» What to do
Retype the stretch of lines that starts at the line containing "Give me the matplotlib source for this chart." and ends at the line containing "ax.spines[s].set_linewidth(1.0)", inclusive. Do not include pictures.

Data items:
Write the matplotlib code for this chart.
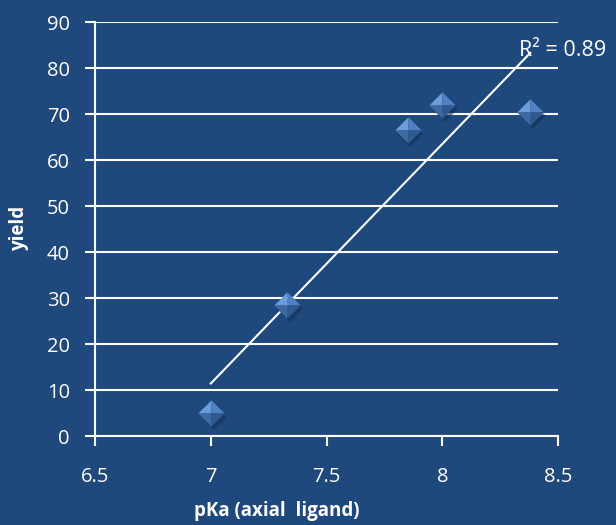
import numpy as np
import matplotlib
matplotlib.use("Agg")
import matplotlib.pyplot as plt

# Data
pka = [7.0, 7.33, 7.85, 8.0, 8.38]
yield_vals = [5, 28.5, 66.5, 72, 70.5]
x_ticks = [6.5, 7, 7.5, 8, 8.5]
x_tick_labels = ["6.5", "7", "7.5", "8", "8.5"]
y_ticks = [0, 10, 20, 30, 40, 50, 60, 70, 80, 90]
r2_label = "R² = 0.89"
x_label = "pKa (axial  ligand)"
y_label = "yield"

BG = "#1F497D"
plt.rcParams['font.family'] = ['Open Sans', 'DejaVu Sans']

fig = plt.figure(figsize=(6.16, 5.25), dpi=100, facecolor=BG)
ax = fig.add_axes([0.1542, 0.1695, 0.7518, 0.7885], facecolor=BG)

ax.set_xlim(6.5, 8.5)
ax.set_ylim(0, 90)
ax.set_yticks(y_ticks)
ax.set_xticks(x_ticks)
ax.set_xticklabels(x_tick_labels)
ax.grid(axis='y', color='white', linewidth=1.5)
ax.set_axisbelow(True)
for s in ['top', 'right']:
    ax.spines[s].set_visible(False)
for s in ['left', 'bottom']:
    ax.spines[s].set_color('white')
    ax.spines[s].set_linewidth(1.5)
ax.tick_params(colors='white', labelcolor='white', labelsize=14.5, length=7, width=1.5, direction='out')
ax.tick_params(axis='x', pad=15)
ax.tick_params(axis='y', pad=11)

# trendline
coef = np.polyfit(pka, yield_vals, 1)
xs = np.array([min(pka), max(pka)])
ax.plot(xs, np.polyval(coef, xs), color='white', linewidth=1.5, zorder=3)

# beveled diamond markers
ms = 19
ax.plot(np.array(pka) + 0.012, np.array(yield_vals) - 0.9, linestyle='none', marker='D', markersize=ms * 0.72,
        color='#152f52', alpha=0.6, zorder=4, markeredgewidth=0)
facets = [
    ([(0, 0), (-1, 0), (0, 1), (0, 0)], '#6b9ddb'),
    ([(0, 0), (0, 1), (1, 0), (0, 0)], '#4f82c4'),
    ([(0, 0), (1, 0), (0, -1), (0, 0)], '#2f5a90'),
    ([(0, 0), (0, -1), (-1, 0), (0, 0)], '#3d6aa3'),
]
for verts, c in facets:
    ax.plot(pka, yield_vals, linestyle='none', marker=verts, markersize=ms,
            color=c, markeredgewidth=0, zorder=5)

ax.text(8.33, 83.8, r2_label, color='white', fontsize=15.5, va='center', ha='left', zorder=6, clip_on=False)

ax.set_xlabel(x_label, color='white', fontsize=13.5, fontweight='bold')
ax.set_ylabel(y_label, color='white', fontsize=13.5, fontweight='bold')
ax.xaxis.set_label_coords(0.393, -0.157)
ax.yaxis.set_label_coords(-0.143, 0.502)

fig.savefig("out.png", dpi=100, facecolor=BG)
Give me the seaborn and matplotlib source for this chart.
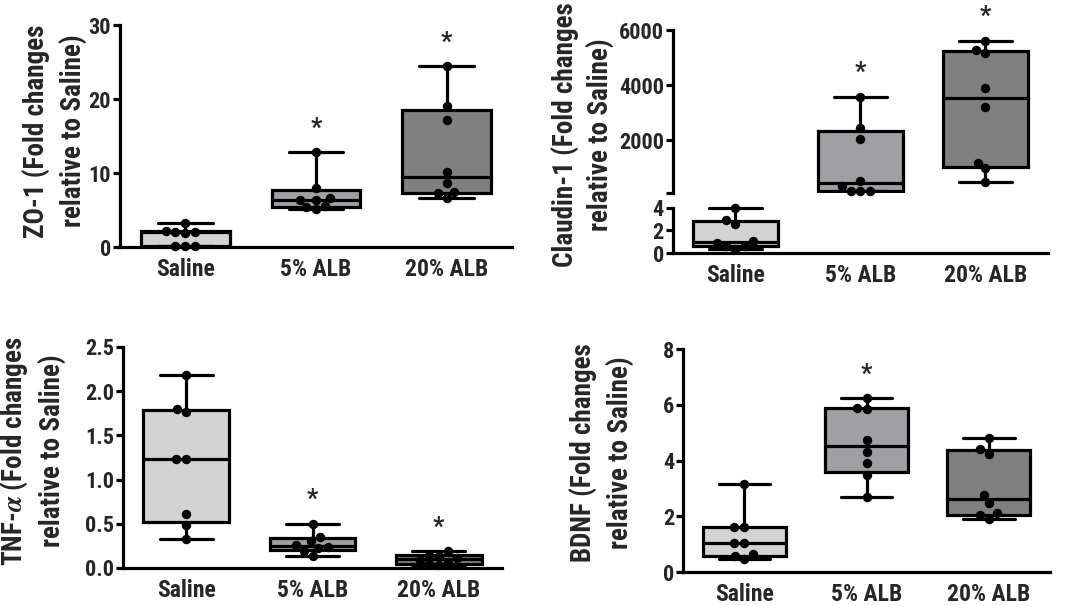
import numpy as np
import pandas as pd
import matplotlib
matplotlib.use('Agg')
import matplotlib.pyplot as plt
import seaborn as sns
from matplotlib import font_manager

# groups and box fills
groups = ['Saline', '5% ALB', '20% ALB']
box_colors = ['#d3d3d3', '#a0a0a4', '#808080']

# ZO-1
zo1_saline = [0.15, 0.2, 0.2, 1.95, 2.0, 2.0, 2.2, 3.3]
zo1_alb5 = [5.1, 5.4, 5.5, 6.4, 6.4, 6.6, 8.0, 12.8]
zo1_alb20 = [6.6, 7.3, 7.4, 8.7, 10.1, 17.2, 19.0, 24.4]
zo1_sig = [False, True, True]

# Claudin-1
cld_saline = [0.35, 0.6, 0.65, 0.9, 1.05, 2.55, 2.9, 4.0]
cld_alb5 = [160, 160, 160, 330, 510, 2040, 2420, 3580]
cld_alb20 = [490, 970, 1180, 3190, 3880, 5180, 5270, 5610]
cld_sig = [False, True, True]

# TNF-alpha
tnf_saline = [0.33, 0.49, 0.61, 1.23, 1.23, 1.77, 1.80, 2.18]
tnf_alb5 = [0.14, 0.19, 0.23, 0.24, 0.26, 0.31, 0.35, 0.50]
tnf_alb20 = [0.03, 0.04, 0.06, 0.09, 0.11, 0.14, 0.15, 0.19]
tnf_sig = [False, True, True]

# BDNF
bdnf_saline = [0.48, 0.56, 0.66, 1.05, 1.05, 1.62, 1.62, 3.17]
bdnf_alb5 = [2.69, 3.47, 3.92, 4.31, 4.75, 5.84, 5.90, 6.23]
bdnf_alb20 = [1.92, 2.04, 2.10, 2.46, 2.75, 4.25, 4.40, 4.81]
bdnf_sig = [False, True, False]

sns.set_style('ticks')
names = {f.name for f in font_manager.fontManager.ttflist}
base_font = 'Liberation Sans'
scale = 0.84
for cand in ['Liberation Sans Narrow', 'Roboto Condensed', 'PT Sans Narrow']:
    if cand in names:
        base_font, scale = cand, 1.0
        break
plt.rcParams['font.family'] = [base_font, 'DejaVu Sans']
plt.rcParams['font.weight'] = 'bold'
plt.rcParams['mathtext.fontset'] = 'stix'

LW = 2.3
TICK_FS = 16 * scale
LABEL_FS = 19.5 * scale


def long_df(samples):
    return pd.DataFrame({
        'group': np.repeat(groups, [len(s) for s in samples]),
        'value': np.concatenate([np.asarray(s, float) for s in samples]),
    })


def draw_boxes(ax, samples):
    # GraphPad style quartiles (n+1 method), whiskers min to max
    stats = []
    for vals in samples:
        v = np.asarray(vals, float)
        q1, med, q3 = np.percentile(v, [25, 50, 75], method='weibull')
        stats.append(dict(med=med, q1=q1, q3=q3, whislo=v.min(), whishi=v.max(), fliers=[]))
    bp = ax.bxp(stats, positions=range(len(samples)), widths=0.68, capwidths=0.42,
                patch_artist=True, showfliers=False, manage_ticks=False,
                boxprops=dict(edgecolor='black', linewidth=LW),
                whiskerprops=dict(color='black', linewidth=LW),
                capprops=dict(color='black', linewidth=LW),
                medianprops=dict(color='black', linewidth=LW))
    for patch, c in zip(bp['boxes'], box_colors):
        patch.set_facecolor(c)


def draw_points(ax, samples):
    sns.swarmplot(data=long_df(samples), x='group', y='value', order=groups,
                  color='black', size=6.8, ax=ax, zorder=4, clip_on=False)


def style_axes(ax, show_x=True):
    sns.despine(ax=ax)
    for s in ['left', 'bottom']:
        ax.spines[s].set_linewidth(LW)
        ax.spines[s].set_color('black')
    ax.tick_params(axis='y', length=5, width=LW, pad=1.5, labelsize=TICK_FS, color='black')
    ax.tick_params(axis='x', length=0, pad=8, labelsize=17 * scale)
    ax.set_xlim(-0.5, 2.5)
    ax.set_xlabel('')
    ax.set_ylabel('')
    if not show_x:
        ax.spines['bottom'].set_visible(False)
        ax.tick_params(axis='x', labelbottom=False)


def add_stars(ax, samples, sig):
    for i, (vals, s) in enumerate(zip(samples, sig)):
        if s:
            ax.annotate('*', xy=(i, max(vals)), xytext=(0, 12), textcoords='offset points',
                        ha='center', va='baseline', fontsize=18 * scale, fontweight='bold',
                        annotation_clip=False)


fig = plt.figure(figsize=(10.84, 6.05), dpi=100)
fig.patch.set_facecolor('white')

# ZO-1
zo1 = [zo1_saline, zo1_alb5, zo1_alb20]
ax = fig.add_axes([0.1107, 0.5917, 0.3616, 0.3669])
draw_points(ax, zo1)
draw_boxes(ax, zo1)
style_axes(ax)
ax.set_ylim(0, 30)
ax.set_yticks([0, 10, 20, 30])
add_stars(ax, zo1, zo1_sig)
fig.text(0.0507, 0.7835, 'ZO-1 (Fold changes\nrelative to Saline)', rotation=90,
         ha='center', va='center', ma='center', fontsize=LABEL_FS, linespacing=1.4)

# Claudin-1 with broken axis
cld = [cld_saline, cld_alb5, cld_alb20]
ax_up = fig.add_axes([0.6208, 0.6810, 0.3459, 0.2694])
ax_lo = fig.add_axes([0.6208, 0.5818, 0.3459, 0.0800])
draw_points(ax_up, [[], cld_alb5, cld_alb20])
draw_boxes(ax_up, cld)
style_axes(ax_up, show_x=False)
ax_up.set_ylim(73, 6000)
ax_up.set_yticks([73, 2000, 4000, 6000])
ax_up.set_yticklabels(['', '2000', '4000', '6000'])
add_stars(ax_up, cld, cld_sig)

draw_points(ax_lo, [cld_saline, [], []])
draw_boxes(ax_lo, cld)
style_axes(ax_lo)
ax_lo.set_ylim(0, 4.3)
ax_lo.spines['left'].set_bounds(0, 4)
ax_lo.set_yticks([0, 2, 4])
fig.text(0.5385, 0.777, 'Claudin-1 (Fold changes\nrelative to Saline)', rotation=90,
         ha='center', va='center', ma='center', fontsize=LABEL_FS, linespacing=1.3)

# TNF-alpha
tnf = [tnf_saline, tnf_alb5, tnf_alb20]
ax = fig.add_axes([0.1135, 0.0612, 0.3496, 0.3653])
draw_points(ax, tnf)
draw_boxes(ax, tnf)
style_axes(ax)
ax.set_ylim(0, 2.5)
ax.set_yticks([0.0, 0.5, 1.0, 1.5, 2.0, 2.5])
ax.set_yticklabels(['0.0', '0.5', '1.0', '1.5', '2.0', '2.5'])
add_stars(ax, tnf, tnf_sig)
fig.text(0.0304, 0.2545, 'TNF-$\\alpha$ (Fold changes\nrelative to Saline)', rotation=90,
         ha='center', va='center', ma='center', fontsize=LABEL_FS, linespacing=1.4)

# BDNF
bdnf = [bdnf_saline, bdnf_alb5, bdnf_alb20]
ax = fig.add_axes([0.6301, 0.0545, 0.3386, 0.3686])
draw_points(ax, bdnf)
draw_boxes(ax, bdnf)
style_axes(ax)
ax.set_ylim(0, 8)
ax.set_yticks([0, 2, 4, 6, 8])
add_stars(ax, bdnf, bdnf_sig)
fig.text(0.5554, 0.2512, 'BDNF (Fold changes\nrelative to Saline)', rotation=90,
         ha='center', va='center', ma='center', fontsize=LABEL_FS, linespacing=1.4)

fig.savefig('out.png', dpi=100, facecolor='white')
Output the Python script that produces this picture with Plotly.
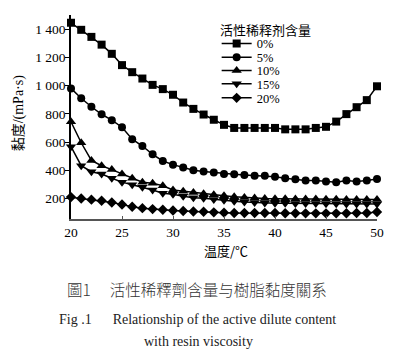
import plotly.graph_objects as go

# ---- data ----
temperature = [20, 21, 22, 23, 24, 25, 26, 27, 28, 29, 30, 31, 32, 33, 34, 35,
               36, 37, 38, 39, 40, 41, 42, 43, 44, 45, 46, 47, 48, 49, 50]
visc_0 = [1445, 1395, 1345, 1290, 1225, 1145, 1095, 1050, 1005, 975, 935, 880, 835, 795, 758, 722,
          700, 700, 700, 700, 700, 690, 690, 690, 700, 708, 745, 798, 847, 897, 995]
visc_5 = [980, 910, 850, 797, 755, 705, 620, 572, 513, 466, 440, 419, 400, 391, 384, 374,
          372, 367, 362, 362, 355, 344, 337, 327, 327, 320, 316, 327, 320, 327, 339]
visc_10 = [743, 595, 470, 432, 405, 374, 344, 316, 309, 290, 261, 252, 242, 234, 226, 219,
           213, 208, 204, 201, 199, 198, 197, 196, 196, 195, 195, 194, 194, 194, 194]
visc_15 = [567, 433, 390, 374, 344, 316, 297, 280, 261, 238, 231, 216, 206, 202, 194, 187,
           181, 176, 172, 169, 167, 166, 165, 164, 164, 163, 163, 162, 162, 162, 162]
visc_20 = [210, 200, 192, 184, 172, 158, 142, 132, 125, 120, 115, 112, 108, 106, 102, 100,
           98, 97, 97, 97, 97, 96, 96, 95, 95, 95, 95, 96, 97, 98, 105]

series_names = ["0%", "5%", "10%", "15%", "20%"]
series_values = [visc_0, visc_5, visc_10, visc_15, visc_20]
series_symbols = ["square", "circle", "triangle-up", "triangle-down", "diamond"]
series_sizes = [8, 8, 9, 9, 8]

x_ticks = [20, 25, 30, 35, 40, 45, 50]
y_ticks = [200, 400, 600, 800, 1000, 1200, 1400]
y_ticktext = ["200", "400", "600", "800", "1 000", "1 200", "1 400"]

legend_title = "活性稀释剂含量"
x_title = "温度/℃"
y_title = "黏度/(mPa·s)"
caption_cn = "圖1　 活性稀釋劑含量与樹脂黏度關系"
caption_en1 = "Fig .1      Relationship of the active dilute content"
caption_en2 = "with resin viscosity"

SERIF = "Liberation Serif, Noto Sans CJK SC"
CJK = "Noto Sans CJK SC, Liberation Serif"

fig = go.Figure()
legend_ids = ["legend", "legend2", "legend3", "legend4", "legend5"]
for name, vals, sym, sz, lid in zip(series_names, series_values, series_symbols, series_sizes, legend_ids):
    fig.add_trace(go.Scatter(
        x=temperature, y=vals, name=name, mode="lines+markers",
        line=dict(color="black", width=1.5),
        marker=dict(symbol=sym, size=sz, color="black"),
        cliponaxis=False, legend=lid,
    ))

legend_y = [0.858, 0.791, 0.726, 0.661, 0.592]
legend_layouts = {}
for lid, ly in zip(legend_ids, legend_y):
    legend_layouts[lid] = dict(
        x=0.476, y=ly, xanchor="left", yanchor="middle",
        bgcolor="rgba(0,0,0,0)", borderwidth=0,
        font=dict(family=SERIF, size=12.5, color="black"),
        itemwidth=30, tracegroupgap=0,
    )

fig.update_layout(
    width=404, height=359,
    margin=dict(l=71, r=27, t=15, b=140),
    paper_bgcolor="white", plot_bgcolor="white",
    showlegend=True,
    xaxis=dict(
        range=[20, 50], tickvals=x_ticks, showgrid=False, zeroline=False,
        showline=True, linecolor="#555", linewidth=1.5,
        ticks="inside", ticklen=3, tickcolor="#555",
        tickfont=dict(family=SERIF, size=13.5, color="black"),
    ),
    yaxis=dict(
        range=[55, 1500], tickvals=y_ticks, ticktext=y_ticktext,
        showgrid=False, zeroline=False,
        showline=True, linecolor="black", linewidth=1.5,
        ticks="outside", ticklen=4, tickcolor="black",
        ticklabelstandoff=-3,
        tickfont=dict(family=SERIF, size=13.5, color="black"),
    ),
    **legend_layouts,
)

fig.add_annotation(text=legend_title, xref="paper", yref="paper", x=0.482, y=0.93,
                   xanchor="left", yanchor="middle", showarrow=False,
                   font=dict(family=CJK, size=13, color="black"))
fig.add_annotation(text=x_title, xref="paper", yref="paper", x=0.506, y=-0.152,
                   xanchor="center", yanchor="middle", showarrow=False,
                   font=dict(family=CJK, size=13, color="black"))
fig.add_annotation(text=y_title, xref="paper", yref="paper", x=-0.1686, y=0.52,
                   xanchor="center", yanchor="middle", showarrow=False, textangle=-90,
                   font=dict(family=SERIF, size=14, color="black"))
fig.add_annotation(text=caption_cn, xref="paper", yref="paper", x=0.412, y=-0.342,
                   xanchor="center", yanchor="middle", showarrow=False,
                   font=dict(family=CJK, size=15.5, color="#333", weight=300))
fig.add_annotation(text=caption_en1, xref="paper", yref="paper", x=0.414, y=-0.493,
                   xanchor="center", yanchor="middle", showarrow=False,
                   font=dict(family=SERIF, size=14, color="#222"))
fig.add_annotation(text=caption_en2, xref="paper", yref="paper", x=0.416, y=-0.601,
                   xanchor="center", yanchor="middle", showarrow=False,
                   font=dict(family=SERIF, size=14, color="#222"))

fig.write_html("out.html", config={"displayModeBar": False},
               post_script="document.body.style.margin='0px';")
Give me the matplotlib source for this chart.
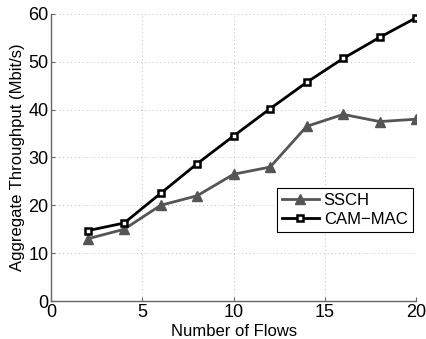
import matplotlib
matplotlib.use("Agg")
import matplotlib.pyplot as plt

flows = [2, 4, 6, 8, 10, 12, 14, 16, 18, 20]
ssch = [13.0, 15.0, 20.0, 22.0, 26.5, 28.0, 36.5, 39.0, 37.5, 38.0]
cam_mac = [14.7, 16.3, 22.5, 28.7, 34.5, 40.2, 45.7, 50.7, 55.1, 59.2]

plt.rcParams['font.family'] = ['Liberation Sans', 'DejaVu Sans']

fig = plt.figure(figsize=(4.26, 3.39), dpi=100)
ax = fig.add_axes([0.120, 0.112, 0.857, 0.847])

ax.plot(flows, ssch, color='#555555', lw=2, marker='^', ms=6.5,
        mfc='#555555', mec='#555555', label='SSCH')
ax.plot(flows, cam_mac, color='black', lw=2, marker='s', ms=5,
        mfc='white', mec='black', mew=1.8, label='CAM\u2212MAC')

ax.set_xlim(0, 20)
ax.set_ylim(0, 60)
ax.set_xticks([0, 5, 10, 15, 20])
ax.set_yticks([0, 10, 20, 30, 40, 50, 60])
ax.grid(True, linestyle=(0, (1, 3)), color='#bbbbbb', lw=0.7)

for s in ('top', 'right'):
    ax.spines[s].set_visible(False)
for s in ('left', 'bottom'):
    ax.spines[s].set_color('#666666')
    ax.spines[s].set_linewidth(1.0)

ax.tick_params(direction='in', length=3, color='#666666', labelsize=13, pad=2)
ax.set_xlabel('Number of Flows', fontsize=12, labelpad=2)
ax.set_ylabel('Aggregate Throughput (Mbit/s)', fontsize=12, labelpad=2)

leg = ax.legend(loc='upper left', bbox_to_anchor=(0.619, 0.394), fontsize=12,
                fancybox=False, framealpha=1, edgecolor='black',
                handlelength=2.2, borderpad=0.3, labelspacing=0.25,
                handletextpad=0.3, borderaxespad=0)
leg.get_frame().set_linewidth(0.8)

fig.savefig('out.png', dpi=100)
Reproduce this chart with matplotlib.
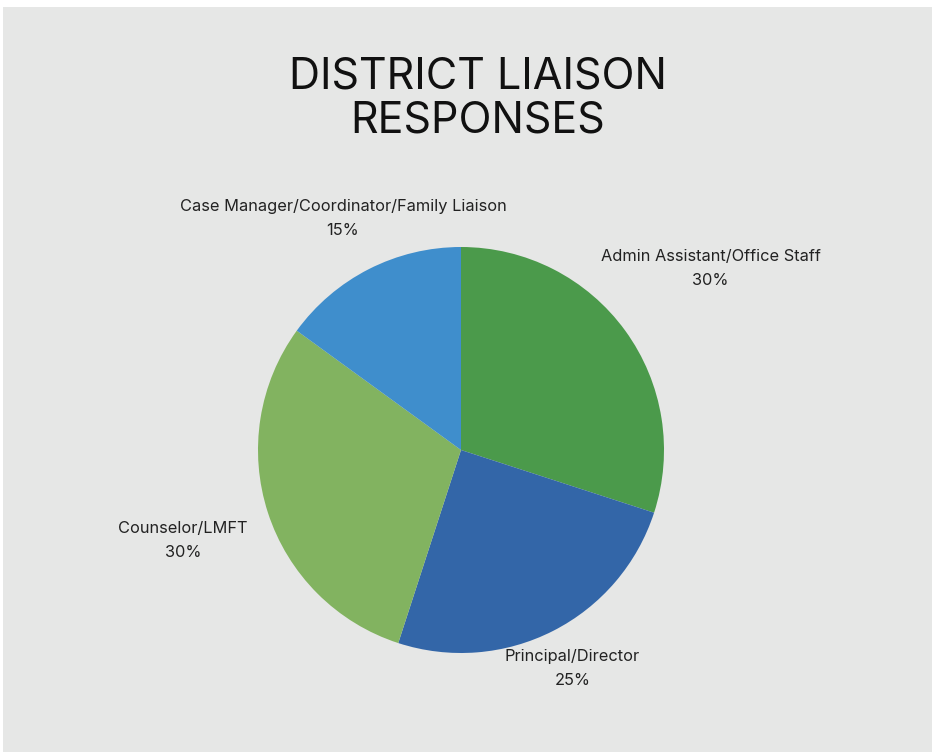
import matplotlib.pyplot as plt
import numpy as np
from matplotlib.patches import Rectangle

# data
roles = ["Admin Assistant/Office Staff", "Principal/Director",
         "Counselor/LMFT", "Case Manager/Coordinator/Family Liaison"]
shares = [30, 25, 30, 15]
colors = ["#4b9a4b", "#3366a8", "#82b360", "#3f8ecc"]
label_dist = [1.52, 1.21, 1.44, 1.28]

fig = plt.figure(figsize=(9.32, 7.52), dpi=100)
fig.patch.set_facecolor("white")
# grey panel
fig.patches.append(Rectangle((3 / 932, 0), 1, 1 - 7 / 752, transform=fig.transFigure,
                             facecolor="#e6e7e6", edgecolor="none", zorder=-1))

fig.text(478 / 932, 1 - 99 / 752, "DISTRICT LIAISON\nRESPONSES", ha="center", va="center",
         fontsize=31, family="Inter", color="#111111", linespacing=1.07)

# pie: center (461, 450), radius ~203 px
r = 203
ax = fig.add_axes([(461 - r) / 932, 1 - (450 + r) / 752, 2 * r / 932, 2 * r / 752], zorder=2)
ax.patch.set_visible(False)
wedges, _ = ax.pie(shares, colors=colors, startangle=90, counterclock=False,
                   wedgeprops=dict(linewidth=0))
ax.set_xlim(-1, 1)
ax.set_ylim(-1, 1)
ax.set_aspect("equal")

for w, role, s, d in zip(wedges, roles, shares, label_dist):
    ang = np.deg2rad((w.theta1 + w.theta2) / 2)
    ax.text(d * np.cos(ang), d * np.sin(ang), f"{role}\n{s}%", ha="center", va="center",
            fontsize=11.8, family="Inter", color="#222222", linespacing=1.75, clip_on=False)

fig.savefig("out.png", dpi=100)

» Exercise solution
Give me the matplotlib source for this chart.
import matplotlib
matplotlib.use("Agg")
import matplotlib.pyplot as plt

flows = [2, 4, 6, 8, 10, 12, 14, 16, 18, 20]
ssch = [13.0, 15.0, 20.0, 22.0, 26.5, 28.0, 36.5, 39.0, 37.5, 38.0]
cam_mac = [14.7, 16.3, 22.5, 28.7, 34.5, 40.2, 45.7, 50.7, 55.1, 59.2]

plt.rcParams['font.family'] = ['Liberation Sans', 'DejaVu Sans']

fig = plt.figure(figsize=(4.26, 3.39), dpi=100)
ax = fig.add_axes([0.120, 0.112, 0.857, 0.847])

ax.plot(flows, ssch, color='#555555', lw=2, marker='^', ms=6.5,
        mfc='#555555', mec='#555555', label='SSCH')
ax.plot(flows, cam_mac, color='black', lw=2, marker='s', ms=5,
        mfc='white', mec='black', mew=1.8, label='CAM\u2212MAC')

ax.set_xlim(0, 20)
ax.set_ylim(0, 60)
ax.set_xticks([0, 5, 10, 15, 20])
ax.set_yticks([0, 10, 20, 30, 40, 50, 60])
ax.grid(True, linestyle=(0, (1, 3)), color='#bbbbbb', lw=0.7)

for s in ('top', 'right'):
    ax.spines[s].set_visible(False)
for s in ('left', 'bottom'):
    ax.spines[s].set_color('#666666')
    ax.spines[s].set_linewidth(1.0)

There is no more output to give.